Concerns centred on two key isssues – costs and organic legislation.
“There’s no way we’ll be able to pass on the full increase in prices so there’ going to be a lot of squeezed suppliers,” warned Wright. Booth agreed: “Infinity is starting to pass cost rises on. We won’t pass it all on and we will take a hit. We need to replace the lost profit margin with higher turnover’.
Regarding legislation, Wright shared his worries: “I have a big concern about organic legislation. We’ve got on okay with EU legislation and I can’t imagine that re-writing it will be a priority for the Government, but they may decide to farm it out to a private company and that could be a concern.”
“If UK law-makers are smart, they’ll simply bring all the existing EU legislation into the UK. We don’t have to re-write everything. And I think anyone who thinks British regulators will reverse things like the Herbals Directive – well, it’s just never going to happen”

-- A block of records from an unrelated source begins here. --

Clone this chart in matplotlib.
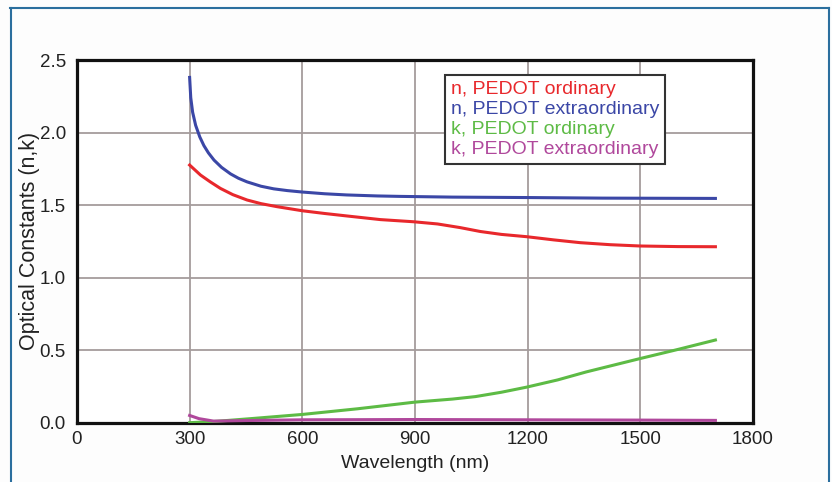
import matplotlib.pyplot as plt
from matplotlib.lines import Line2D

plt.rcParams['font.family'] = ['Liberation Sans', 'DejaVu Sans']

# values
wl_n_ext = [300, 303, 308, 316, 327, 338, 350, 365, 385, 409, 430, 453, 490, 524, 560,
            600, 660, 718, 800, 860, 1000, 1200, 1400, 1700]
n_ext = [2.38, 2.24, 2.14, 2.05, 1.97, 1.91, 1.86, 1.81, 1.76, 1.715, 1.685, 1.66, 1.63, 1.612, 1.60,
         1.59, 1.578, 1.57, 1.563, 1.56, 1.555, 1.552, 1.548, 1.546]

wl_n_ord = [300, 329, 355, 382, 415, 453, 490, 533, 600, 660, 719, 808, 897, 960,
            1020, 1074, 1130, 1198, 1270, 1340, 1420, 1500, 1600, 1700]
n_ord = [1.776, 1.707, 1.66, 1.615, 1.572, 1.535, 1.51, 1.489, 1.461, 1.442, 1.425, 1.40, 1.385, 1.37,
         1.345, 1.318, 1.298, 1.282, 1.26, 1.241, 1.227, 1.218, 1.214, 1.213]

wl_k_ord = [300, 374, 472, 600, 747, 900, 1000, 1061, 1130, 1197, 1280, 1356, 1496, 1600, 1700]
k_ord = [0.0, 0.01, 0.03, 0.057, 0.096, 0.142, 0.163, 0.18, 0.21, 0.245, 0.295, 0.35, 0.44, 0.505, 0.57]

wl_k_ext = [300, 325, 364, 450, 600, 900, 1200, 1500, 1700]
k_ext = [0.05, 0.028, 0.011, 0.015, 0.02, 0.022, 0.02, 0.018, 0.016]

labels = ['n, PEDOT ordinary', 'n, PEDOT extraordinary',
          'k, PEDOT ordinary', 'k, PEDOT extraordinary']
colors = ['#e8282c', '#3b47a6', '#5dbb45', '#b0489c']

fig = plt.figure(figsize=(8.32, 4.82), dpi=100)
fig.patch.set_facecolor('#fdfdfd')
ax = fig.add_axes([0.0925, 0.123, 0.8125, 0.7525])

ax.plot(wl_n_ord, n_ord, color=colors[0], lw=2.2, label=labels[0], zorder=3)
ax.plot(wl_n_ext, n_ext, color=colors[1], lw=2.2, label=labels[1], zorder=3)
ax.plot(wl_k_ord, k_ord, color=colors[2], lw=2.2, label=labels[2], zorder=3)
ax.plot(wl_k_ext, k_ext, color=colors[3], lw=2.2, label=labels[3], zorder=3)

ax.set_xlim(0, 1800)
ax.set_ylim(0, 2.5)
ax.set_xticks([0, 300, 600, 900, 1200, 1500, 1800])
ax.set_yticks([0.0, 0.5, 1.0, 1.5, 2.0, 2.5])
ax.set_yticklabels(['0.0', '0.5', '1.0', '1.5', '2.0', '2.5'])
ax.grid(True, color='#a59c9c', lw=1.3)
ax.set_axisbelow(True)
ax.tick_params(length=0, labelsize=13.5, colors='#222222')
ax.tick_params(axis='y', pad=8)
ax.tick_params(axis='x', pad=6)
for s in ax.spines.values():
    s.set_linewidth(2.3)
    s.set_color('#111111')

ax.set_xlabel('Wavelength (nm)', fontsize=14, color='#222222', labelpad=5)
ax.set_ylabel('Optical Constants (n,k)', fontsize=15.5, color='#222222', labelpad=0)

leg = ax.legend(handlelength=0, handletextpad=0, fontsize=14, loc='upper left',
                bbox_to_anchor=(0.544, 0.959), borderaxespad=0, fancybox=False,
                edgecolor='#333333', framealpha=1, borderpad=0.3, labelspacing=0.12)
leg.get_frame().set_linewidth(1.5)
for txt, c in zip(leg.get_texts(), colors):
    txt.set_color(c)
for h in leg.legend_handles:
    h.set_visible(False)

# blue frame around the figure
fc = '#2b6f9e'
fig.add_artist(Line2D([10 / 832, 829 / 832], [1 - 7.5 / 482] * 2, color=fc, lw=1.5, transform=fig.transFigure))
fig.add_artist(Line2D([10.5 / 832] * 2, [0, 1 - 7.5 / 482], color=fc, lw=1.5, transform=fig.transFigure))
fig.add_artist(Line2D([828.5 / 832] * 2, [0, 1 - 7.5 / 482], color=fc, lw=1.5, transform=fig.transFigure))

fig.savefig('out.png', dpi=100, facecolor=fig.get_facecolor())
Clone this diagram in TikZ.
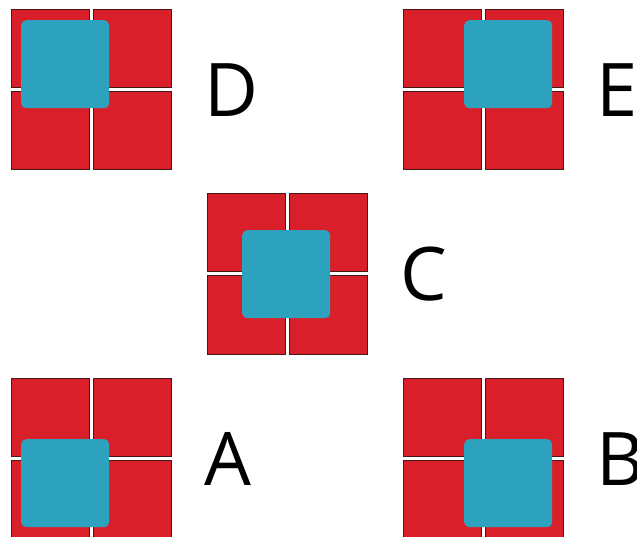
\documentclass[tikz,border=0pt]{standalone}
\usepackage{fontspec}
\setmainfont{Open Sans}
\usetikzlibrary{positioning}
\definecolor{tilered}{RGB}{217,32,42}
\definecolor{tileedge}{RGB}{70,24,24}
\definecolor{tileblue}{RGB}{44,162,191}
\tikzset{
  cell/.style={draw=tileedge, line width=0.8pt, fill=tilered, anchor=north west,
    minimum width=78pt, minimum height=78pt, inner sep=0pt},
  cover/.style={fill=tileblue, rounded corners=5pt, anchor=north west,
    minimum width=88pt, minimum height=88pt, inner sep=0pt},
}

\begin{document}
\begin{tikzpicture}[
  x=1pt, y=-1pt,
  letter/.style={font=\fontsize{74}{74}\selectfont, anchor=base west, inner sep=0pt},
]
  \useasboundingbox (0,0) rectangle (637,537);
  \clip (0,0) rectangle (637,537);

  \foreach \name/\gx/\gy/\bx/\by in {D/10/9/11/11, E/402/9/62/11, C/206/193/36/37,
                                     A/10/377/11/62, B/402/377/62/62}{
    \node[cell] (\name-nw) at (\gx+0.5,\gy+0.5) {};
    \node[cell] (\name-ne) at (\gx+82.5,\gy+0.5) {};
    \node[cell] (\name-sw) at (\gx+0.5,\gy+82.5) {};
    \node[cell] (\name-se) at (\gx+82.5,\gy+82.5) {};
    \node[cover] (\name-blue) at (\gx+\bx,\gy+\by) {};
    \node[letter] (\name-lbl) at (\gx+194,\gy+108) {\name};
  }
\end{tikzpicture}
\end{document}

Martin agreed: “If UK law-makers are smart, they’ll simply bring all the existing EU legislation into the UK. We don’t have to re-write everything. And I think anyone who thinks British regulators will reverse things like the Herbals Directive – well, it’s just never going to happen. I’d personally like to see all EU regulation brought into UK law, otherwise we’ll never be able to trade with Europe anyway.”
At which point, the meeting came to a close – too much Brexit conjecture is never a good thing.
* The participants at the Roundtable were Alan Martin (Food For Thought, Bon Pom), Simon Wright (OF+ Consulting), Phil Haughton (Better Food Company), Andrew Ragatz (Planet Organic), Jay Morjaria (Sutra Kitchen), Ben Lewis (Pulsin), Maria Dawson (Clearspring), Charlie Booth (Infinity Foods).